成分分析装置とは
成分分析装置とは、成分 (化学的な組成や元素の組成) を確認する目的で原料や製品などを分析する装置です。
成分分析装置には樹脂、金属、食品、体組成などの対象にそれぞれ特化した製品があります。分析対象に応じて多種多様な分析原理のものが存在し、運用されている状況です。
代表的な成分分析装置を以下に示します。
- ハンドヘルドの非破壊分析装置であるもの:蛍光X線を用いるもの (合金・土壌・貴金属・樹脂などの元素の測定) 、レーザーによる光学発光を用いるもの (合金などの軽元素の測定) などがあります。
- 栄養成分の迅速分析装置であるもの (栄養成分自動分析装置) :近赤外分光法を用いるものです (有機物の測定、食品など) 。スペクトルを解析することで各成分の定量が出来るようになっています。
- 体成分 (体組成) の分析装置であるもの (体組成計) :身長・体重・インピーダンスを用いるものです (人体の筋肉量・体水分・体脂肪の測定) 。
- 成分分析ができる据え置き型の分析機器であるもの:X線回折装置 (XRD) 、フーリエ変換赤外分光分析装置 (FTIR) 、ラマン分光光度計 (Raman) などの分光分析装置を成分分析装置と呼ぶ場合があります。また、燃焼後に特定の元素由来の生成物 (ガス) を検出する燃焼分析装置も成分分析装置と呼ばれます。
成分分析装置の使用用途
成分分析装置は多様な目的・用途で使用されています。以下に主な4つの類型を記載します。
原料の受入検査・製品の出荷検査
原料の受入検査・製品の出荷検査はハンドヘルド型の非破壊分析装置の主な使用用途です。
入手した原料が正しい成分を有しているかを非破壊的に検査します。また、出荷前に、製品の組成が規格通りであるかを非破壊検査または抜き取り検査します。
食品の栄養成分検査
食品を対象とした加工食品製品の抜き取り検査は栄養成分自動分析装置の主な用途です。加工食品製品が設定通りの成分を含んで製造されているかを確認する目的で、製品の抜き取り検査を行います。

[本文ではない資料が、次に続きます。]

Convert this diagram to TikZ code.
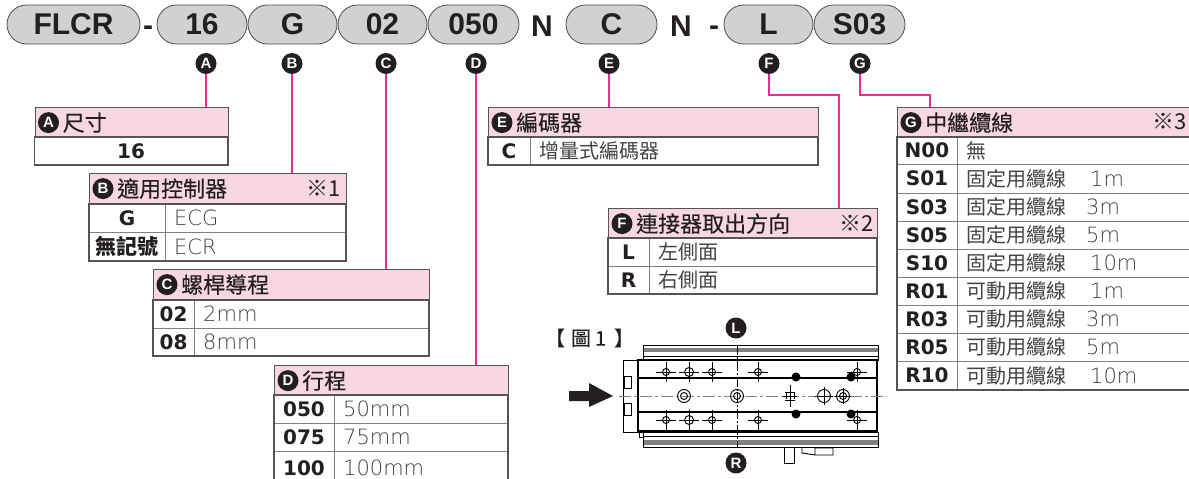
\documentclass[tikz,border=0pt]{standalone}
\usepackage{fontspec}
\usepackage{xcolor}
\setmainfont{Liberation Sans}
\newfontfamily\cjk{Noto Sans CJK TC}
\newfontfamily\cjkhead[FakeBold=0.25]{Noto Sans CJK TC}
\newfontfamily\codefont{DejaVu Sans}
\newfontfamily\thinfont{DejaVu Sans ExtraLight}
\usetikzlibrary{shapes.misc, positioning, calc}
\newcommand{\sz}[1]{\fontsize{#1}{#1}\selectfont}
\definecolor{pillgray}{HTML}{CFD1D3}
\definecolor{headpink}{HTML}{F8D7E5}
\definecolor{leadpink}{HTML}{EC2A98}
\definecolor{framegray}{HTML}{555555}
\definecolor{rulegray}{HTML}{808080}
\definecolor{inkgray}{HTML}{231F20}

\begin{document}
\begin{tikzpicture}[
  x=1pt, y=-1pt,
  pill/.style={rounded rectangle, draw=inkgray!80, line width=0.8pt, fill=pillgray, minimum height=39pt, inner sep=0pt,
    font=\sz{30}\bfseries, text=inkgray},
  plain/.style={font=\sz{30}\bfseries, text=inkgray, inner sep=0pt},
  markdot/.style={circle, fill=inkgray, text=white, inner sep=0pt, minimum size=21pt, font=\sz{15}\bfseries},
  headbox/.style={draw=framegray, line width=1.2pt, fill=headpink, anchor=north west, inner sep=0pt},
  titletext/.style={anchor=west, inner sep=0pt, font=\cjkhead\sz{22}, text=inkgray},
  notetext/.style={anchor=east, inner sep=0pt, font=\cjk\sz{22}, text=inkgray},
  codetext/.style={inner sep=0pt, font=\codefont\sz{20}\bfseries, text=inkgray},
  valtext/.style={anchor=west, inner sep=0pt, font=\thinfont\sz{21}, text=inkgray!85},
  rowline/.style={draw=rulegray, line width=0.9pt},
  frameline/.style={draw=framegray, line width=1.2pt},
  leadline/.style={draw=leadpink, line width=1.3pt},
  partline/.style={draw=black, line width=0.9pt},
  thickline/.style={draw=black, line width=1.6pt},
  fineline/.style={draw=black, line width=0.5pt},
  axisline/.style={draw=rulegray, line width=1pt, dash pattern=on 12pt off 3pt on 3pt off 3pt},
]
  \useasboundingbox (0,0) rectangle (1189,479);

  % part number
  \node[pill, minimum width=133pt] (pFLCR) at (73.5,24.5) {FLCR};
  \node[plain] (dashA) at (148,31) {-};
  \foreach \name/\cx/\wid/\txt in {pA/202/90/16, pB/292.5/89/G, pC/382.5/89/02, pD/473.5/91/050, pE/611.5/91/C, pF/768.5/89/L, pG/859.5/91/S03}
    \node[pill, minimum width=\wid pt] (\name) at (\cx,24.5) {\txt};
  \node[plain] (letN) at (542,26) {N};
  \node[plain] (letM) at (681,26) {N};
  \node[plain] (dashB) at (714,31) {-};

  % letter marks under the part number
  \foreach \name/\cx in {A/206, B/292, C/386, D/476, E/609, F/769, G/860}
    \node[markdot] (call\name) at (\cx,63.5) {\name};

  % table headers
  \foreach \name/\lx/\ty/\wid/\title in {A/34.5/107/193.5/尺寸, B/89/173/257/適用控制器, C/153/269/276/螺桿導程, D/274/365/234/行程, E/488/107/330/編碼器, F/608/208/269/連接器取出方向, G/897/107/298/中繼纜線}{
    \node[headbox, minimum width=\wid pt, minimum height=30pt] (head\name) at (\lx,\ty) {};
    \node[markdot] (mark\name) at ($(head\name.west)+(14,0)$) {\name};
    \node[titletext] (title\name) at ($(head\name.west)+(28,0)$) {\title};
  }
  \node[notetext] (noteB) at ($(headB.east)+(-6,0)$) {※1};
  \node[notetext] (noteF) at ($(headF.east)+(-4,0)$) {※2};
  \node[notetext] (noteG) at (1187,122) {※3};

  % table rows
  \foreach \rowid/\xa/\xb/\xc/\ya/\yb/\code/\val in {
    B1/89/165/346/204/232/G/ECG,
    B2/89/165/346/232/261/{\cjk\sz{21}無記號}/ECR,
    C1/153/194/429/300/328/02/2mm,
    C2/153/194/429/328/356/08/8mm,
    D1/274/334/508/395/423/050/50mm,
    D2/274/334/508/423/451/075/75mm,
    D3/274/334/508/451/485/100/100mm,
    E1/488/530/818/137/165/C/{\cjk\sz{20}增量式編碼器},
    F1/608/649/877/238/266/L/{\cjk\sz{20}左側面},
    F2/608/649/877/266/294/R/{\cjk\sz{20}右側面},
    G0/897/957/1195/137/164/N00/{\cjk\sz{20}無},
    G1/897/957/1195/164/193/S01/{{\cjk\sz{20}固定用纜線　}\hspace{4pt}1m},
    G2/897/957/1195/193/221/S03/{{\cjk\sz{20}固定用纜線　}3m},
    G3/897/957/1195/221/249/S05/{{\cjk\sz{20}固定用纜線　}5m},
    G4/897/957/1195/249/277/S10/{{\cjk\sz{20}固定用纜線　}\hspace{4pt}10m},
    G5/897/957/1195/277/305/R01/{{\cjk\sz{20}可動用纜線　}\hspace{4pt}1m},
    G6/897/957/1195/305/333/R03/{{\cjk\sz{20}可動用纜線　}3m},
    G7/897/957/1195/333/361/R05/{{\cjk\sz{20}可動用纜線　}5m},
    G8/897/957/1195/361/390/R10/{{\cjk\sz{20}可動用纜線　}\hspace{4pt}10m}}{
    \draw[rowline] (\xa,\ya) rectangle (\xc,\yb);
    \draw[rowline] (\xb,\ya) -- (\xb,\yb);
    \node[codetext] (code\rowid) at ({(\xa+\xb)/2},{(\ya+\yb)/2}) {\code};
    \node[valtext] (val\rowid) at (\xb+9,{(\ya+\yb)/2}) {\val};
  }
  % table A has one centred row
  \node[codetext] (codeA1) at (131,151) {16};

  % outer frames
  \draw[frameline] (34.5,137) rectangle (228,165);
  \draw[frameline] (89,204) rectangle (346,261);
  \draw[frameline] (153,300) rectangle (429,356);
  \draw[frameline] (274,395) rectangle (508,485);
  \draw[frameline] (488,137) rectangle (818,165);
  \draw[frameline] (608,238) rectangle (877,294);
  \draw[frameline] (897,137) rectangle (1195,390);

  % leader lines
  \foreach \name in {A,B,C,D,E}
    \draw[leadline] (call\name) -- (call\name |- head\name.north);
  \coordinate (bendF) at (839,95);
  \coordinate (bendG) at (930,95);
  \draw[leadline] (callF) |- (bendF) -- (bendF |- headF.north);
  \draw[leadline] (callG) |- (bendG) -- (bendG |- headG.north);

  % figure 1
  \node[inner sep=0pt, font=\cjkhead\sz{20}, text=inkgray] (figlabel) at (589.5,338) {【\hspace{6pt}圖\hspace{4pt}1\hspace{8pt}】};
  \node[markdot] (markL) at (736,328) {L};
  \node[markdot] (markR) at (736,463) {R};

  \fill[inkgray] (569,391) -- (589,391) -- (589,383) -- (613,396) -- (589,407) -- (589,401) -- (569,401) -- cycle;

  % rails
  \fill[rulegray] (643,348) rectangle (878,352);
  \fill[rulegray] (643,440) rectangle (878,445);
  \draw[partline] (643,345) rectangle (878,360);
  \draw[partline] (643,432) rectangle (878,447);
  \draw[fineline] (643,356) -- (878,356);
  \draw[fineline] (643,436) -- (878,436);
  % body
  \draw[thickline] (638,360) rectangle (877,431);
  \draw[partline] (623,360) rectangle (638,432);
  \draw[partline] (624,376) rectangle (631,388);
  \draw[partline] (624,403) rectangle (631,415);
  \draw[thickline] (638,378) -- (876,378);
  \draw[thickline] (638,412) -- (876,412);
  \draw[partline] (639,432) rectangle (643,437);
  % centre lines
  \draw[axisline] (619,396) -- (887,396);
  \draw[draw=black, line width=0.6pt, dash pattern=on 10pt off 2pt on 2pt off 2pt] (737,345) -- (737,447);
  % mounting holes
  \foreach \cx/\cy/\rad/\arm in {666/372/3.5/10, 689/372/4.5/10, 712/372/3.5/10, 758/372/3.5/10, 857/372/3.5/10,
                                 666/420/3.5/10, 689/420/4.5/10, 712/420/3.5/10, 758/420/3.5/10, 857/420/3.5/10,
                                 824/396/6.5/9}{
    \draw[partline] (\cx,\cy) circle (\rad);
    \draw[fineline] (\cx-\arm,\cy) -- (\cx+\arm,\cy) (\cx,\cy-\arm) -- (\cx,\cy+\arm);
  }
  \foreach \cx/\cy in {684/396, 737/396, 843/396}{
    \draw[partline] (\cx,\cy) circle (6.5);
    \draw[partline] (\cx,\cy) circle (3.5);
  }
  \draw[fineline] (843,388) -- (843,404) (835,396) -- (851,396);
  \draw[fineline] (783,396) -- (797,396) (790,385) -- (790,407);
  \draw[partline] (785,392) -- (795,392) (785,400) -- (795,400) (786,393) -- (786,399) (794,393) -- (794,399);
  \foreach \cx/\cy in {796/377, 851/377, 796/414, 851/414}
    \fill[black] (\cx,\cy) circle (4.5);
  % cable and connector
  \draw[partline] (784,447) -- (784,463) -- (794,463) -- (794,447);
  \draw[partline] (802,447) -- (802,453) -- (815,455) -- (833,455) -- (833,448) -- (815,448) -- (815,455);
\end{tikzpicture}
\end{document}
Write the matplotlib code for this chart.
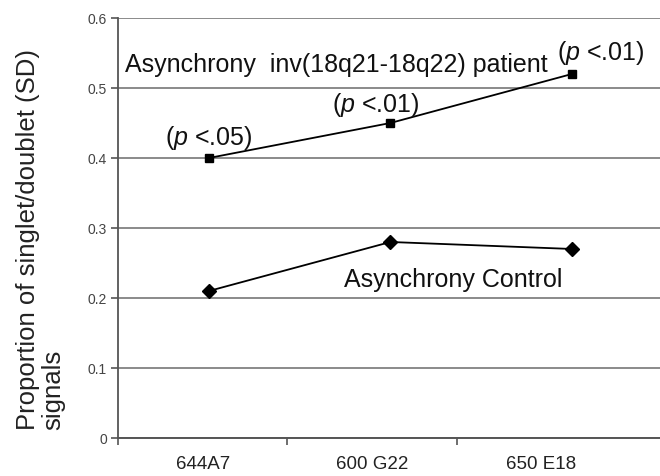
import matplotlib
matplotlib.use('Agg')
import matplotlib.pyplot as plt

plt.rcParams['font.family'] = ['Liberation Sans', 'DejaVu Sans']
plt.rcParams['mathtext.fontset'] = 'custom'
plt.rcParams['mathtext.rm'] = 'Liberation Sans'
plt.rcParams['mathtext.it'] = 'Liberation Sans:italic'

# data
probes = ['644A7', '600 G22', '650 E18']
patient = [0.40, 0.45, 0.52]
control = [0.21, 0.28, 0.27]
p_labels = ['($p$ <.05)', '($p$ <.01)', '($p$ <.01)']

fig = plt.figure(figsize=(6.6, 4.77), dpi=100)
ax = fig.add_axes([0.1788, 0.0797, 0.8212, 0.8805])

# category axis (labels + separator ticks)
ax.set_xlim(-0.5, 2.70)
ax.set_ylim(0, 0.6)
ax.set_xticks(range(len(probes)))
ax.set_xticklabels(probes, fontsize=13.5, color='#222222')
ax.tick_params(axis='x', which='major', length=0, pad=12)
ax.set_xticks([-0.5, 0.5, 1.5], minor=True)
ax.tick_params(axis='x', which='minor', length=5, width=1.2, color='#555555', direction='out')
ax.set_yticks([0, 0.1, 0.2, 0.3, 0.4, 0.5, 0.6])
ax.set_yticklabels(['0', '0.1', '0.2', '0.3', '0.4', '0.5', '0.6'], fontsize=10, color='#444444')
ax.tick_params(axis='y', length=5, width=1.2, color='#555555', direction='out', pad=3)
ax.yaxis.grid(True, color='#8a8a8a', linewidth=1.4)
ax.set_axisbelow(True)
for s in ['top', 'right']:
    ax.spines[s].set_visible(False)
ax.spines['left'].set_color('#555555')
ax.spines['left'].set_linewidth(1.3)
ax.spines['bottom'].set_color('#555555')
ax.spines['bottom'].set_linewidth(1.4)

# data axis, plotted points sit a bit wider than the category labels
ax2 = ax.twiny()
ax2.set_xlim(-0.501, 2.485)
ax2.set_ylim(0, 0.6)
ax2.set_xticks([])
for s in ax2.spines.values():
    s.set_visible(False)

x = range(len(probes))
ax2.plot(x, patient, color='black', linewidth=1.3, marker='s', markersize=6, clip_on=False)
ax2.plot(x, control, color='black', linewidth=1.3, marker='D', markersize=7.5, clip_on=False)

ax2.text(-0.46, 0.534, 'Asynchrony  inv(18q21-18q22) patient', fontsize=18,
         ha='left', va='center', color='#111111')
ax2.text(0.744, 0.227, 'Asynchrony Control', fontsize=18, ha='left', va='center',
         color='#111111')

p_pos = [(0.0, 0.43), (0.92, 0.477), (2.16, 0.551)]
for (px, py), lab in zip(p_pos, p_labels):
    ax2.text(px, py, lab, fontsize=18, ha='center', va='center', color='#111111')

fig.text(0.024, 0.0985, 'Proportion of singlet/doublet (SD)\nsignals', rotation=90,
         fontsize=18.5, ha='left', va='bottom', multialignment='left', linespacing=1.1,
         color='#222222')

fig.savefig('out.png', dpi=100)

また、栄養成分自動分析装置の普及により、惣菜製品の栄養表示を計算ではなく分析結果の実測値に基づいて行うことや、食事を直接分析して栄養管理の精度を向上させることも提案されています。
健康診断・健康管理
健康診断・健康管理は体組成計の用途です。代表的な目的は、体脂肪率を把握し、高値が持続しないように生活習慣を改善することです。
製品の研究開発
製品の研究開発では、製品の組成を確認するため、あるいは、製品の時間経過による劣化を把握するために成分分析が行われます。この場合には実験目的に応じた装置が用いられ、据え置き型の分析機器が多く用いられます。
成分分析装置の原理
成分分析計は、分析対象ごとに異なる原理を用いています。以下に代表的なものを示します。
蛍光X線を用いるもの(蛍光X線分析、XRF)
X線を物質にあて、元素の電子を励起させ、この電子が放出するエネルギーを蛍光X線として観察します。蛍光X線は元素に固有の特徴を持つため、これを用いて成分を特定します。
レーザーによる光学発光を用いるもの(レーザー誘起ブレークダウン分光、LIBS)
高集束レーザーを物質にあて、電子励起状態になった原子やイオンを含む微量のプラズマを発生させます。原子が基底状態に戻るときに放出する光は元素特有の波長をもつため、これを用いて成分を特定します。
近赤外分光法を用いるもの
食品分析に近赤外吸収スペクトルを用いた成分分析が広く活用されるようになっています。
水分や有機物が近赤外光を吸収し、化学構造に特有の吸収波長があることを利用したものです。データを多変量解析することで複数成分の定量ができるようになっています。
燃焼後ガス分析をするもの
試料を燃焼し、特定の元素由来の生成物(ガス)を検出します。例えば、炭素は二酸化炭素として、イオンは二酸化硫黄として検出します。これらは赤外吸収を有するため、主に赤外吸収法で検出します。
インピーダンスを用いるもの
体組成計は、インピーダンス(交流電流の流れにくさ)を用います。脂肪に電流が流れにくいことを利用して組成を推定します。